September 14, 2020
Tyson Foods now first US food company to verify sustainable cattle production practices at scale
Tyson Foods has announced on September 9 its work to verify sustainable beef production practices on more than five million acres of cattle grazing land in the United States.
The action would be the largest beef transparency programme in the US, and part of Tyson Foods' focus on sustainably feeding the world while taking care of people, planet and animals.
Working with Where Food Comes From, the largest provider of certification and verification services to the food industry, Tyson Foods will source cattle from BEEFCARE™-verified beef producers who are committed to raising cattle using practices that positively impact the land and animals, and also want to promote it.
BeefCARE is a third-party sustainability verification programme for cattle ranchers. The programme uses third-party audits to verify that farmers and ranchers are using best practices in caring for animals, the environment, and the people and communities who support them.
BeefCARE standards include practices such as having a cattle grazing management plan to help promote vegetative growth and diversity, water availability and quality, prevent/reduce soil erosion and support carbon sequestration. More than 200 ranches are currently enrolled in the programme with plans to expand it over the next several years. The programme is recognised by the US Roundtable for Sustainable Beef.
To ensure improved management of grasslands and rangelands, Tyson Foods will also work with The Nature Conservancy to evaluate and enhance the environmental components of the current BeefCARE programme. Nature Conservancy experts will provide input to Where Foods Comes From based on scientific analyses and land and livestock management experience.

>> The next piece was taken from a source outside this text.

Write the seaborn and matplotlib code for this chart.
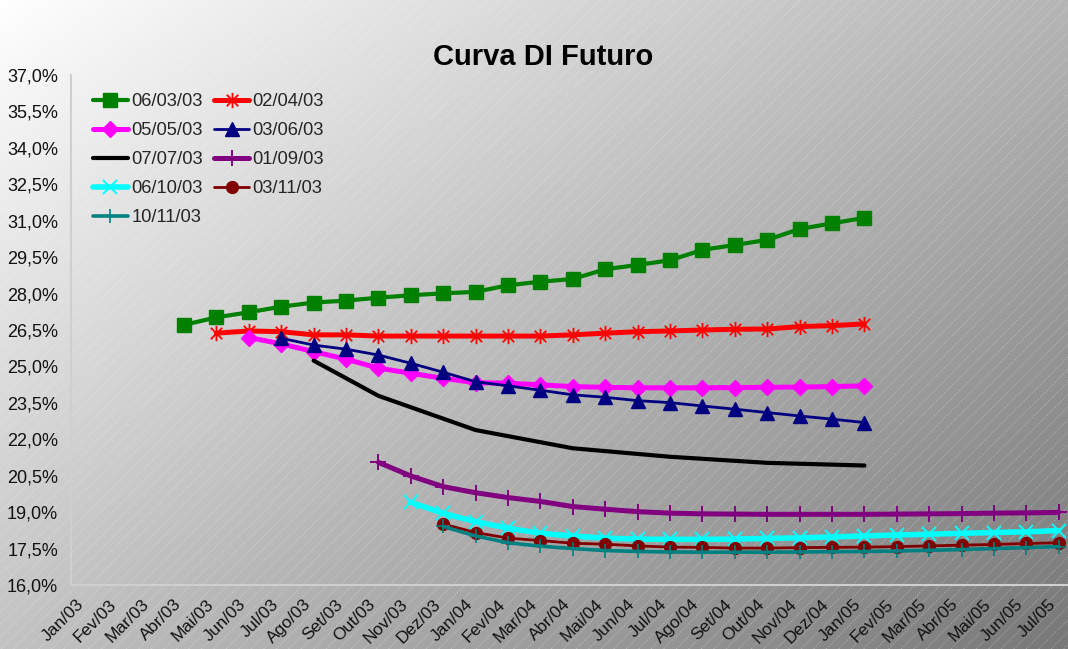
import numpy as np
import pandas as pd
import matplotlib
matplotlib.use("Agg")
import matplotlib.pyplot as plt
import seaborn as sns
from matplotlib.path import Path
from matplotlib.collections import LineCollection
from matplotlib.ticker import FixedLocator, FuncFormatter

# Maturity months on the category axis
months = ["Jan/03", "Fev/03", "Mar/03", "Abr/03", "Mai/03", "Jun/03", "Jul/03",
          "Ago/03", "Set/03", "Out/03", "Nov/03", "Dez/03",
          "Jan/04", "Fev/04", "Mar/04", "Abr/04", "Mai/04", "Jun/04", "Jul/04",
          "Ago/04", "Set/04", "Out/04", "Nov/04", "Dez/04",
          "Jan/05", "Fev/05", "Mar/05", "Abr/05", "Mai/05", "Jun/05", "Jul/05"]

# DI futures curves (% a.a.), each listed from its first maturity month onward
curva_060303 = [26.71, 27.02, 27.23, 27.46, 27.63, 27.71, 27.83, 27.93, 28.01, 28.07, 28.34,
                28.49, 28.60, 29.00, 29.18, 29.37, 29.80, 30.00, 30.21, 30.66, 30.89, 31.12]
curva_020403 = [26.37, 26.46, 26.43, 26.30, 26.30, 26.25, 26.25, 26.25, 26.25, 26.25, 26.25,
                26.30, 26.37, 26.43, 26.46, 26.50, 26.53, 26.54, 26.64, 26.68, 26.75]
curva_050503 = [26.19, 25.93, 25.61, 25.30, 24.93, 24.72, 24.51, 24.33, 24.31, 24.24,
                24.17, 24.14, 24.12, 24.12, 24.12, 24.13, 24.14, 24.15, 24.17, 24.20]
curva_030603 = [26.16, 25.88, 25.71, 25.47, 25.13, 24.76, 24.37, 24.20, 24.02, 23.83,
                23.73, 23.59, 23.51, 23.37, 23.24, 23.10, 22.96, 22.83, 22.69]
curva_070703_meses = ["Ago/03", "Out/03", "Jan/04", "Abr/04", "Jul/04", "Out/04", "Jan/05"]
curva_070703 = [25.24, 23.79, 22.38, 21.63, 21.28, 21.03, 20.92]
curva_010903 = [21.05, 20.49, 20.05, 19.80, 19.60, 19.44, 19.23, 19.12, 19.02, 18.96, 18.93,
                18.92, 18.91, 18.91, 18.91, 18.91, 18.92, 18.93, 18.94, 18.96, 18.97, 18.99]
curva_061003 = [19.41, 18.95, 18.61, 18.34, 18.13, 18.02, 17.93, 17.89, 17.88, 17.88, 17.89,
                17.92, 17.94, 17.98, 18.02, 18.06, 18.09, 18.13, 18.16, 18.19, 18.24]
curva_031103 = [18.51, 18.16, 17.93, 17.83, 17.72, 17.68, 17.61, 17.56, 17.55, 17.52,
                17.52, 17.54, 17.55, 17.56, 17.58, 17.61, 17.64, 17.67, 17.71, 17.74]
curva_101103 = [18.41, 18.02, 17.74, 17.60, 17.50, 17.42, 17.38, 17.36, 17.35, 17.35,
                17.35, 17.36, 17.37, 17.38, 17.40, 17.43, 17.46, 17.50, 17.54, 17.58]

yticks = [16.0, 17.5, 19.0, 20.5, 22.0, 23.5, 25.0, 26.5, 28.0, 29.5, 31.0, 32.5, 34.0, 35.5, 37.0]


def from_month(start, values):
    i0 = months.index(start)
    return [months[i0 + k] for k in range(len(values))], values


# Excel-style star: vertical bar plus an X
star = Path([(0, -1), (0, 1), (-0.75, -0.75), (0.75, 0.75), (-0.75, 0.75), (0.75, -0.75)],
            [Path.MOVETO, Path.LINETO, Path.MOVETO, Path.LINETO, Path.MOVETO, Path.LINETO])

series = [
    ("06/03/03", *from_month("Abr/03", curva_060303), "#008000", 3.0, "s", 10, 1.0),
    ("02/04/03", *from_month("Mai/03", curva_020403), "#ff0000", 3.6, star, 11, 1.3),
    ("05/05/03", *from_month("Jun/03", curva_050503), "#ff00ff", 3.6, "D", 8.5, 1.0),
    ("03/06/03", *from_month("Jul/03", curva_030603), "#000080", 2.0, "^", 9.5, 1.0),
    ("07/07/03", curva_070703_meses, curva_070703, "#000000", 3.0, None, 0, 0),
    ("01/09/03", *from_month("Out/03", curva_010903), "#800080", 3.6, "+", 11, 1.4),
    ("06/10/03", *from_month("Nov/03", curva_061003), "#00ffff", 4.0, "x", 9.5, 1.4),
    ("03/11/03", *from_month("Dez/03", curva_031103), "#800000", 2.0, "o", 8.5, 1.0),
    ("10/11/03", *from_month("Dez/03", curva_101103), "#008080", 2.6, "+", 9.5, 1.2),
]

W, H = 1068, 649
fig = plt.figure(figsize=(W / 100, H / 100), dpi=100)
sns.set_style("white")
plt.rcParams["font.family"] = ["Liberation Sans", "DejaVu Sans"]

# Diagonal grey gradient with faint dashed stripes behind the whole chart
bg = fig.add_axes([0, 0, 1, 1], zorder=-10)
bg.set_xlim(0, W)
bg.set_ylim(H, 0)
bg.axis("off")
xx, yy = np.meshgrid(np.linspace(0, 1, 400), np.linspace(0, 1, 250))
t = np.clip((xx * 0.55 + yy * 0.45), 0, 1)
c0, c1 = np.array([1.0, 1.0, 1.0]), np.array([0.47, 0.47, 0.47])
img = c0[None, None, :] * (1 - t[..., None]) + c1[None, None, :] * t[..., None]
bg.imshow(img, extent=(0, W, H, 0), aspect="auto", interpolation="bilinear")
slope = 1.0
segs = []
for c in np.arange(-H, W + H, 12.5):
    segs.append([(c, H), (c + H / slope, 0)])
bg.add_collection(LineCollection(segs, colors=[(1, 1, 1, 0.3)], linewidths=0.6,
                                 linestyles=(0, (2.0, 1.5))))

ax = fig.add_axes([70.6 / W, 1 - 585 / H, (31 * 32.4) / W, (585 - 75) / H])
ax.set_facecolor("none")

for label, mx, vals, color, lw, marker, ms, mew in series:
    df = pd.DataFrame({"x": [months.index(m) for m in mx], "y": vals})
    kw = dict(marker=marker, markersize=ms, markeredgewidth=mew,
              markerfacecolor=color, markeredgecolor=color) if marker is not None else {}
    sns.lineplot(data=df, x="x", y="y", ax=ax, color=color, linewidth=lw,
                 label=label, sort=False, **kw)

ax.set_xlim(-0.5, len(months) - 0.5)
ax.set_ylim(16.0, 37.0)
ax.set_xlabel("")
ax.set_ylabel("")
ax.yaxis.set_major_locator(FixedLocator(yticks))
ax.yaxis.set_major_formatter(FuncFormatter(lambda v, p: f"{v:.1f}%".replace(".", ",")))
ax.set_xticks(range(len(months)))
ax.set_xticklabels(months, rotation=45, ha="right", va="bottom", rotation_mode="anchor")
ax.set_xticks(np.arange(-0.5, len(months) + 0.5, 1), minor=True)
ax.tick_params(axis="x", which="major", length=0, pad=16, labelsize=12.5, labelcolor="#111111")
ax.tick_params(axis="x", which="minor", length=5, width=1.2, color="#cfcfcf", direction="out")
ax.tick_params(axis="y", which="major", length=5, width=1.2, color="#cfcfcf", direction="out",
               pad=4, labelsize=13, labelcolor="#111111")
for side in ("top", "right"):
    ax.spines[side].set_visible(False)
for side in ("left", "bottom"):
    ax.spines[side].set_color("#cfcfcf")
    ax.spines[side].set_linewidth(1.5)
ax.grid(False)

handles, labels = ax.get_legend_handles_labels()
order = [0, 2, 4, 6, 8, 1, 3, 5, 7]
ax.legend([handles[i] for i in order], [labels[i] for i in order],
          loc="upper left", bbox_to_anchor=(93 / W, 1 - 93 / H), bbox_transform=fig.transFigure,
          ncol=2, frameon=False, fontsize=13.2, handlelength=1.9, handletextpad=0.2,
          columnspacing=0.6, labelspacing=0.66, borderpad=0, borderaxespad=0)

fig.text(543 / W, 1 - 57 / H, "Curva DI Futuro", ha="center", va="center",
         fontsize=21, fontweight="bold", color="#000000")

fig.savefig("out.png", dpi=100)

"We recognise the importance of sustainable beef production practices that take care of people, the planet and animals," said Steve Stouffer, group president of Tyson Fresh Meats. "Our goal is to work with ranchers to verify and, when possible, improve those practices so that we can be transparent with our customers and consumers about how cattle in our supply chain are raised."

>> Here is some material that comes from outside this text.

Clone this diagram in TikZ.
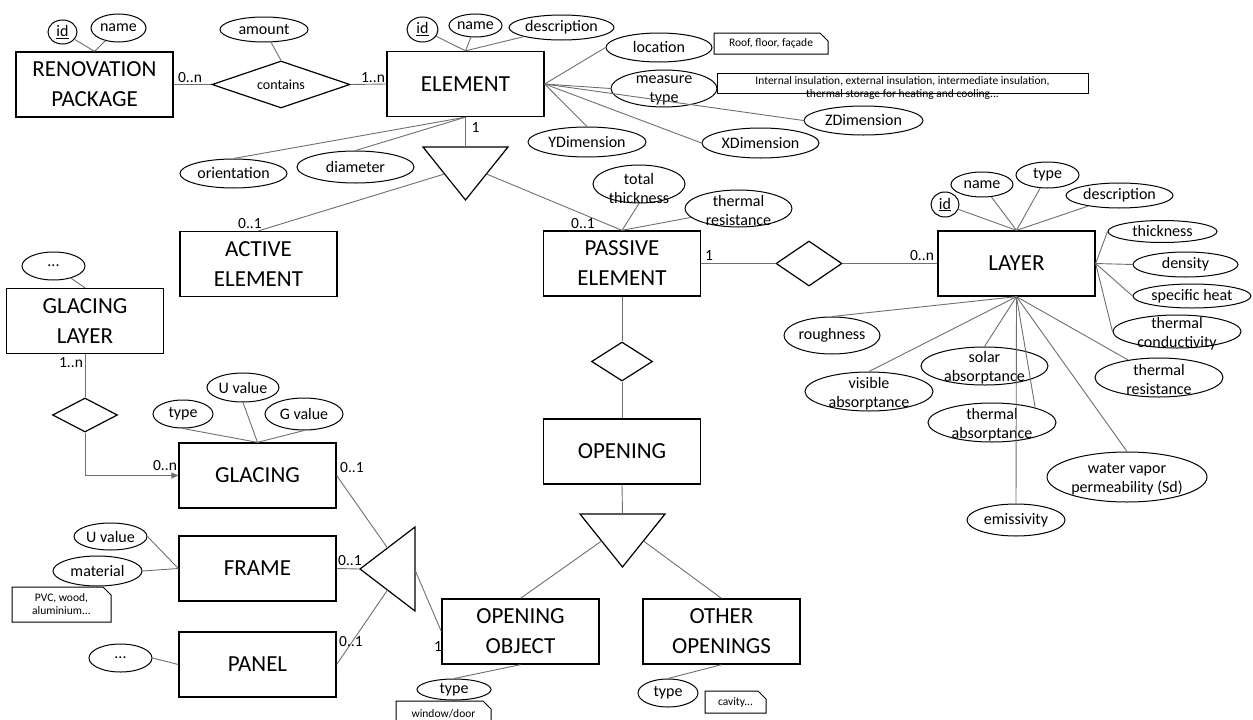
\documentclass[tikz,border=0pt]{standalone}
\usepackage{fontspec}
\setmainfont{Carlito}
\usetikzlibrary{shapes.geometric}
\usetikzlibrary{shapes.misc}
\usetikzlibrary{arrows.meta}

\definecolor{linkgray}{RGB}{110,110,110}

\newcommand\entfont{\fontsize{23}{30}\selectfont}
\newcommand\attfont{\fontsize{16}{19}\selectfont}
\newcommand\relfont{\fontsize{14}{16}\selectfont}
\newcommand\cardfont{\fontsize{15.5}{18}\selectfont}
\newcommand\notefont{\fontsize{11.5}{13}\selectfont}

\tikzset{
	isadown/.pic = {
		\draw [line width=1.2pt] (-42.5,0) -- (42.5,0) -- (0,53) -- cycle;
		\coordinate (-top) at (0,0);
		\coordinate (-left) at (-21,27);
		\coordinate (-right) at (21,27);
	}
}
\tikzset{dim/.style 2 args={minimum width=#1pt, minimum height=#2pt}}
\tikzstyle{entity} = [rectangle, draw=black, line width=1.3pt, minimum width=157pt, minimum height=65pt, inner sep=2pt, align=center, font=\entfont]
\tikzstyle{attr} = [ellipse, draw=black, line width=1pt, inner sep=0pt, align=center, font=\attfont]
\tikzstyle{attrtxt} = [inner sep=0pt, align=center, font=\attfont, yshift=-2pt]
\tikzstyle{rel} = [diamond, draw=black, line width=1.2pt, inner sep=0pt, font=\relfont]
\tikzstyle{note} = [chamfered rectangle, chamfered rectangle corners=north east, chamfered rectangle sep=4pt, draw=black, line width=1pt, inner sep=0pt, align=center, font=\notefont]
\tikzstyle{notetxt} = [inner sep=0pt, align=center, font=\notefont]
\tikzstyle{card} = [inner sep=0pt, font=\cardfont]
\tikzstyle{link} = [draw=linkgray, line width=0.9pt]

\begin{document}
\begin{tikzpicture}[x=1pt, y=-1pt]

	\useasboundingbox (0,0) rectangle (1253,720);
	\clip (0,0) rectangle (1253,720);

	% entities
	\node [entity] (renpack) at (94.5,84.5) {RENOVATION\\PACKAGE};
	\node [entity] (element) at (465.5,84) {ELEMENT};
	\node [entity] (active) at (258.5,264) {ACTIVE\\ELEMENT};
	\node [entity] (passive) at (622,263.5) {PASSIVE\\ELEMENT};
	\node [entity] (layer) at (1016.5,263.5) {LAYER};
	\node [entity] (glayer) at (85,321) {GLACING\\LAYER};
	\node [entity] (glacing) at (257.5,475.5) {GLACING};
	\node [entity] (frame) at (257.5,568.5) {FRAME};
	\node [entity] (panel) at (257.5,664.5) {PANEL};
	\node [entity] (opening) at (622,451.5) {OPENING};
	\node [entity] (openobj) at (520.5,631.5) {OPENING\\OBJECT};
	\node [entity] (otheropen) at (721.5,631.5) {OTHER\\OPENINGS};

	% relationships
	\node [rel, dim={138}{47}, aspect=3] (contains) at (281,84.5) {contains};
	\node [rel, dim={66}{45}] (rel-layer) at (809,263.5) {};
	\node [rel, dim={61}{39}] (rel-open) at (622,361.5) {};
	\node [rel, dim={65}{34}] (rel-glayer) at (85,415) {};

	% specialisations
	\path (465.5,147) pic (isa-elem) {isadown};
	\path (622.5,514) pic (isa-open) {isadown};
	\draw [line width=1.2pt] (360,569) -- (415,527) -- (415,611) -- cycle;
	\coordinate (isa-obj-up) at (387.5,548);
	\coordinate (isa-obj-tip) at (360,569);
	\coordinate (isa-obj-low) at (387.5,590);
	\coordinate (isa-obj-right) at (415,570);

	% attributes of renovation package
	\node [attr, dim={29}{24}] (rp-id) at (62.5,32) {\underline{id}};
	\node [attr, dim={55}{28}] (rp-name) at (118.5,28) {name};
	\node [attr, dim={88}{25}] (amount) at (264,29.5) {amount};

	% attributes of element
	\node [attr, dim={31}{25}] (el-id) at (422.5,29.5) {\underline{id}};
	\node [attr, dim={53}{23}] (el-name) at (475.5,25.5) {name};
	\node [attr, dim={105}{25}] (el-desc) at (561.5,27.5) {description};
	\node [attr, dim={106}{29}] (el-loc) at (659,47.5) {location};
	\node [attr, dim={106}{37}, label={[attrtxt]center:{measure\\type}}] (el-mtype) at (664,88.5) {};
	\node [attr, dim={119}{29}] (el-zdim) at (863.5,120.5) {ZDimension};
	\node [attr, dim={117}{30}] (el-xdim) at (760.5,143) {XDimension};
	\node [attr, dim={118}{30}] (el-ydim) at (587,142) {YDimension};
	\node [attr, dim={107}{29}] (el-orient) at (233.5,173.5) {orientation};
	\node [attr, dim={117}{32}] (el-diam) at (355.5,167) {diameter};
	\node [note, dim={114}{21}] (n-loc) at (771,43.5) {Roof, floor, façade};
	\node [note, dim={371}{20}, label={[notetxt, yshift=-5pt]center:{Internal insulation, external insulation, intermediate insulation,\\thermal storage for heating and cooling...}}] (n-mtype) at (902.5,83) {};

	% attributes of passive element
	\node [attr, dim={92}{38}, label={[attrtxt, yshift=-3pt]center:{total\\thickness}}] (pe-thick) at (639,184) {};
	\node [attr, dim={107}{37}, label={[attrtxt]center:{thermal\\resistance}}] (pe-res) at (738.5,208.5) {};

	% attributes of layer
	\node [attr, dim={28}{25}] (ly-id) at (945,204.5) {\underline{id}};
	\node [attr, dim={62}{25}] (ly-name) at (982,184.5) {name};
	\node [attr, dim={63}{26}] (ly-type) at (1047.5,175) {type};
	\node [attr, dim={107}{25}] (ly-desc) at (1119.5,195.5) {description};
	\node [attr, dim={109}{22}] (ly-thick) at (1162.5,231.5) {thickness};
	\node [attr, dim={105}{25}] (ly-dens) at (1185.5,264.5) {density};
	\node [attr, dim={118}{24}] (ly-spec) at (1192,296) {specific heat};
	\node [attr, dim={128}{33}, label={[attrtxt]center:{thermal\\conductivity}}] (ly-cond) at (1177,331.5) {};
	\node [attr, dim={128}{39}, label={[attrtxt]center:{thermal\\resistance}}] (ly-res) at (1159,377.5) {};
	\node [attr, dim={160}{50}, label={[attrtxt]center:{water vapor\\permeability (Sd)}}] (ly-water) at (1127,477) {};
	\node [attr, dim={98}{32}] (ly-emis) at (1016,520) {emissivity};
	\node [attr, dim={128}{39}, label={[attrtxt]center:{thermal\\absorptance}}] (ly-tabs) at (992,422.5) {};
	\node [attr, dim={128}{39}, label={[attrtxt]center:{visible\\absorptance}}] (ly-vabs) at (869,391.5) {};
	\node [attr, dim={127}{38}, label={[attrtxt]center:{solar\\absorptance}}] (ly-sabs) at (984.5,366) {};
	\node [attr, dim={96}{37}] (ly-rough) at (832,335.5) {roughness};

	% glacing, frame, panel
	\node [attr, dim={63}{28}] (gl-more) at (53.5,266) {...};
	\node [attr, dim={60}{28}] (g-type) at (183,414) {type};
	\node [attr, dim={72}{29}] (g-u) at (243,387.5) {U value};
	\node [attr, dim={78}{32}] (g-g) at (304,414) {G value};
	\node [attr, dim={73}{27}] (f-u) at (110.5,536.5) {U value};
	\node [attr, dim={89}{30}] (f-mat) at (97.5,571) {material};
	\node [note, dim={99}{35}] (n-mat) at (61.5,604.5) {PVC, wood,\\aluminium...};
	\node [attr, dim={63}{28}] (p-more) at (120.5,658) {...};

	% openings
	\node [attr, dim={74}{21}] (oo-type) at (454,689.5) {type};
	\node [note, dim={95}{26}] (n-oo) at (443.5,714) {window/door};
	\node [attr, dim={60}{28}] (ot-type) at (668,693) {type};
	\node [note, dim={61}{22}] (n-ot) at (735.5,702) {cavity...};

	% links
	\draw [link] (renpack.east) -- (contains.west);
	\draw [link] (contains.east) -- (element.west);
	\draw [link] (contains.north) -- (amount);
	\draw [link] (renpack.north) -- (rp-id);
	\draw [link] (renpack.north) -- (rp-name);

	\draw [link] (element.north) -- (el-id);
	\draw [link] (element.north) -- (el-name);
	\draw [link] (element.north) -- (el-desc);
	\draw [link] (element.east) -- (el-loc.west);
	\draw [link] (element.east) -- (el-mtype.west);
	\draw [link] (element.east) -- (el-zdim.west);
	\draw [link] (element.east) -- (el-xdim.west);
	\draw [link] (element.east) -- (el-ydim.north);
	\draw [link] (element.south) -- (el-orient.north);
	\draw [link] (element.south) -- (el-diam.north);
	\draw [link] (element.south) -- (isa-elem-top);
	\draw [link] (isa-elem-left) -- (active.north);
	\draw [link] (isa-elem-right) -- (passive.north);

	\draw [link] (passive.north) -- (pe-thick.south);
	\draw [link] (passive.north) -- (pe-res);
	\draw [link] (passive.east) -- (rel-layer.west);
	\draw [link] (rel-layer.east) -- (layer.west);
	\draw [link] (passive.south) -- (rel-open.north);
	\draw [link] (rel-open.south) -- (opening.north);
	\draw [link] (opening.south) -- (isa-open-top);
	\draw [link] (isa-open-left) -- (openobj.north);
	\draw [link] (isa-open-right) -- (otheropen.north);

	\draw [link] (layer.north) -- (ly-id);
	\draw [link] (layer.north) -- (ly-name);
	\draw [link] (layer.north) -- (ly-type);
	\draw [link] (layer.north) -- (ly-desc);
	\draw [link] (layer.east) -- (ly-thick.west);
	\draw [link] (layer.east) -- (ly-dens.west);
	\draw [link] (layer.east) -- (ly-spec.west);
	\draw [link] (layer.east) -- (ly-cond.west);
	\draw [link] (layer.south) -- (ly-res);
	\draw [link] (layer.south) -- (ly-water.north);
	\draw [link] (layer.south) -- (ly-emis.north);
	\draw [link] (layer.south) -- (ly-tabs.19);
	\draw [link] (layer.south) -- (ly-vabs.north);
	\draw [link] (layer.south) -- (ly-sabs.north);
	\draw [link] (layer.south) -- (ly-rough.north);

	\draw [link] (gl-more) -- (glayer.north);
	\draw [link] (glayer.south) -- (rel-glayer.north);
	\draw [link, -{Triangle[length=7pt, width=6pt]}] (rel-glayer.south) |- (glacing.west);
	\draw [link] (glacing.north) -- (g-type.south);
	\draw [link] (glacing.north) -- (g-u.south);
	\draw [link] (glacing.north) -- (g-g.south);
	\draw [link] (frame.west) -- (f-u.east);
	\draw [link] (frame.west) -- (f-mat.east);
	\draw [link] (p-more.east) -- (panel.west);
	\draw [link] (glacing.east) -- (isa-obj-up);
	\draw [link] (frame.east) -- (isa-obj-tip);
	\draw [link] (panel.east) -- (isa-obj-low);
	\draw [link] (isa-obj-right) -- (openobj.west);
	\draw [link] (openobj.south) -- (oo-type.north);
	\draw [link] (otheropen.south) -- (ot-type.north);

	% cardinalities
	\node [card] (c-rp) at (190,78) {0..n};
	\node [card] (c-el) at (373,78) {1..n};
	\node [card] (c-isa) at (475.5,128) {1};
	\node [card] (c-active) at (250,224) {0..1};
	\node [card] (c-passive) at (583,224) {0..1};
	\node [card] (c-pl) at (709,256) {1};
	\node [card] (c-lp) at (922,256) {0..n};
	\node [card] (c-gl) at (71,363) {1..n};
	\node [card] (c-gg) at (165,466) {0..n};
	\node [card] (c-glacing) at (352,468) {0..1};
	\node [card] (c-frame) at (350,561) {0..1};
	\node [card] (c-panel) at (351,642) {0..1};
	\node [card] (c-oo) at (438,647) {1};

\end{tikzpicture}
\end{document}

"Sustainability is a business imperative in the US beef industry to ensure long-term food production, economic security for ranchers and their communities, and a healthy environment for us all," said Dr. Sasha Gennet, director of Sustainable Grazing Lands for The Nature Conservancy in North America. "Tyson Foods is setting a great example of a company that is taking proactive steps to achieve a sustainable beef system that supports farmers and ranchers while improving our critical natural resources, including soil, water, and wildlife."
This latest initiative builds on Tyson Foods' goal for beef sustainability. In 2018, Tyson Foods became the first US protein company to license Progressive Beef, a quality management system designed for cattle feeding operators that sell to companies like Tyson Foods. Operators certified in the programme follow best practices for animal welfare, food safety, responsible antibiotic use and environmental sustainability. These practices are verified twice per year through USDA-approved auditors.
In 2020, Tyson Foods will purchase more than three million Progressive Beef-certified cattle, which represents more than half of the cattle in the company's supply chain.
Sustainability throughout the food system is fundamental to Tyson Foods' core values, which call on the company to "strive to serve as stewards of the resources entrusted to us," the company said.
Tyson Foods has previously set targets to improve land stewardship practices on two million acres of corn, partnered with the World Resources Institute to set science-based greenhouse gas reduction targets and is collaborating with the institute to establish contextual water targets, which take into consideration the entire watershed at 11 priority locations.